* START Supplied data *

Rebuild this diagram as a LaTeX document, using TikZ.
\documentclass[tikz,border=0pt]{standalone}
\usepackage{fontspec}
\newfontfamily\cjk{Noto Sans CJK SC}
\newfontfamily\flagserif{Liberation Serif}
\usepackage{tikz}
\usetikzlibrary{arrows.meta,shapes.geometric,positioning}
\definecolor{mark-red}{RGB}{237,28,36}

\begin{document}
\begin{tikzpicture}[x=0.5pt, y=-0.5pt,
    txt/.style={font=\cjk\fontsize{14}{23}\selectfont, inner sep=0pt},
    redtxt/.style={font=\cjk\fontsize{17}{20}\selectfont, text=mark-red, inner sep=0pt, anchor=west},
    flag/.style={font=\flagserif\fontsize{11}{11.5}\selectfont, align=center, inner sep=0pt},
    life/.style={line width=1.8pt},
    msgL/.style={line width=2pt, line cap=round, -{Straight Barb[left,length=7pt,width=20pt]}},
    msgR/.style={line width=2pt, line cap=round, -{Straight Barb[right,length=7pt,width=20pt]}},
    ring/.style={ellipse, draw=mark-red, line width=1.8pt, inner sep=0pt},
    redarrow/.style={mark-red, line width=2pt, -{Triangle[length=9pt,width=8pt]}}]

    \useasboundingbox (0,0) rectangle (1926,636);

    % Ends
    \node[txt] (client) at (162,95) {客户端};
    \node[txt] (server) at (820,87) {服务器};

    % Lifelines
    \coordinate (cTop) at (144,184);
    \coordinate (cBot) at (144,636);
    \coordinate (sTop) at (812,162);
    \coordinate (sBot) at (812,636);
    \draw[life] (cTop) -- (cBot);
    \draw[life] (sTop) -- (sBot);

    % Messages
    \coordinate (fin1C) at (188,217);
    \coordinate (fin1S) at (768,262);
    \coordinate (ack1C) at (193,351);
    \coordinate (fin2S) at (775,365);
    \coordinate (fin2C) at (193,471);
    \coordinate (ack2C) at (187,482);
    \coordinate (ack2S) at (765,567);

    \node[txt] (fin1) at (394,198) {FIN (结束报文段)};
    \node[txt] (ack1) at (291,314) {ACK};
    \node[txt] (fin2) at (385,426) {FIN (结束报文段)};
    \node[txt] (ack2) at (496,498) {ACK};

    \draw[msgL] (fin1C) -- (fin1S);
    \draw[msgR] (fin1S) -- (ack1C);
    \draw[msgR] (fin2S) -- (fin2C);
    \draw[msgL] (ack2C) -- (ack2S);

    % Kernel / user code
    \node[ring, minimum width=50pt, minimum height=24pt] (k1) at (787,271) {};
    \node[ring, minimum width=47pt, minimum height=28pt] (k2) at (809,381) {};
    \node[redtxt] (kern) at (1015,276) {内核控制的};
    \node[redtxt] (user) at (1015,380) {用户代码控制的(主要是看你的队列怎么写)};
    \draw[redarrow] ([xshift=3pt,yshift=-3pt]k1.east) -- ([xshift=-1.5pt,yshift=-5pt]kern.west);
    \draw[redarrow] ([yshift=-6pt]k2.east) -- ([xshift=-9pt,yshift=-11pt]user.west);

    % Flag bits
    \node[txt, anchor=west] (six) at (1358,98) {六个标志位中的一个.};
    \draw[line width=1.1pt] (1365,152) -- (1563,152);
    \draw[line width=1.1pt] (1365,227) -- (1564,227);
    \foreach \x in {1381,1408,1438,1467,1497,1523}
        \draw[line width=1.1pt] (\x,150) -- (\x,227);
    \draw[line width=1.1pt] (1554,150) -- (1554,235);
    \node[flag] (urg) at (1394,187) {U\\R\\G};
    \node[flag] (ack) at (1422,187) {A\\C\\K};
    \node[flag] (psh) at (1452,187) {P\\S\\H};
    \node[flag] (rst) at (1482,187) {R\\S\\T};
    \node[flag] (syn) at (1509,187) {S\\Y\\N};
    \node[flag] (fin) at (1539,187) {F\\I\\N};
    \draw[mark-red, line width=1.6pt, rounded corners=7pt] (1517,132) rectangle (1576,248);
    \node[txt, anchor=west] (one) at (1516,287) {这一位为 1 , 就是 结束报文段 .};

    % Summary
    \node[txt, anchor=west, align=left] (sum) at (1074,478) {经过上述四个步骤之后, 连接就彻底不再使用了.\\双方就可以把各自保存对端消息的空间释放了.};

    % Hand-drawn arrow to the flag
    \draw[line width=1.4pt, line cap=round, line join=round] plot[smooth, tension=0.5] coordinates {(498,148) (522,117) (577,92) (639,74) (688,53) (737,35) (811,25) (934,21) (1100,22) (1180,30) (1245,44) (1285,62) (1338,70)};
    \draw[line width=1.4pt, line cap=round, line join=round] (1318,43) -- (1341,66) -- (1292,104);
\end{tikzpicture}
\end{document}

* END Supplied data *

* **What to produce**: Using the data above, restate word for word the lines from its opening line through the line that contains "(ack2C) -- (ack2S);", and no more.

* **Exercise answer**:
Rebuild this diagram as a LaTeX document, using TikZ.
\documentclass[tikz,border=0pt]{standalone}
\usepackage{fontspec}
\newfontfamily\cjk{Noto Sans CJK SC}
\newfontfamily\flagserif{Liberation Serif}
\usepackage{tikz}
\usetikzlibrary{arrows.meta,shapes.geometric,positioning}
\definecolor{mark-red}{RGB}{237,28,36}

\begin{document}
\begin{tikzpicture}[x=0.5pt, y=-0.5pt,
    txt/.style={font=\cjk\fontsize{14}{23}\selectfont, inner sep=0pt},
    redtxt/.style={font=\cjk\fontsize{17}{20}\selectfont, text=mark-red, inner sep=0pt, anchor=west},
    flag/.style={font=\flagserif\fontsize{11}{11.5}\selectfont, align=center, inner sep=0pt},
    life/.style={line width=1.8pt},
    msgL/.style={line width=2pt, line cap=round, -{Straight Barb[left,length=7pt,width=20pt]}},
    msgR/.style={line width=2pt, line cap=round, -{Straight Barb[right,length=7pt,width=20pt]}},
    ring/.style={ellipse, draw=mark-red, line width=1.8pt, inner sep=0pt},
    redarrow/.style={mark-red, line width=2pt, -{Triangle[length=9pt,width=8pt]}}]

    \useasboundingbox (0,0) rectangle (1926,636);

    % Ends
    \node[txt] (client) at (162,95) {客户端};
    \node[txt] (server) at (820,87) {服务器};

    % Lifelines
    \coordinate (cTop) at (144,184);
    \coordinate (cBot) at (144,636);
    \coordinate (sTop) at (812,162);
    \coordinate (sBot) at (812,636);
    \draw[life] (cTop) -- (cBot);
    \draw[life] (sTop) -- (sBot);

    % Messages
    \coordinate (fin1C) at (188,217);
    \coordinate (fin1S) at (768,262);
    \coordinate (ack1C) at (193,351);
    \coordinate (fin2S) at (775,365);
    \coordinate (fin2C) at (193,471);
    \coordinate (ack2C) at (187,482);
    \coordinate (ack2S) at (765,567);

    \node[txt] (fin1) at (394,198) {FIN (结束报文段)};
    \node[txt] (ack1) at (291,314) {ACK};
    \node[txt] (fin2) at (385,426) {FIN (结束报文段)};
    \node[txt] (ack2) at (496,498) {ACK};

    \draw[msgL] (fin1C) -- (fin1S);
    \draw[msgR] (fin1S) -- (ack1C);
    \draw[msgR] (fin2S) -- (fin2C);
    \draw[msgL] (ack2C) -- (ack2S);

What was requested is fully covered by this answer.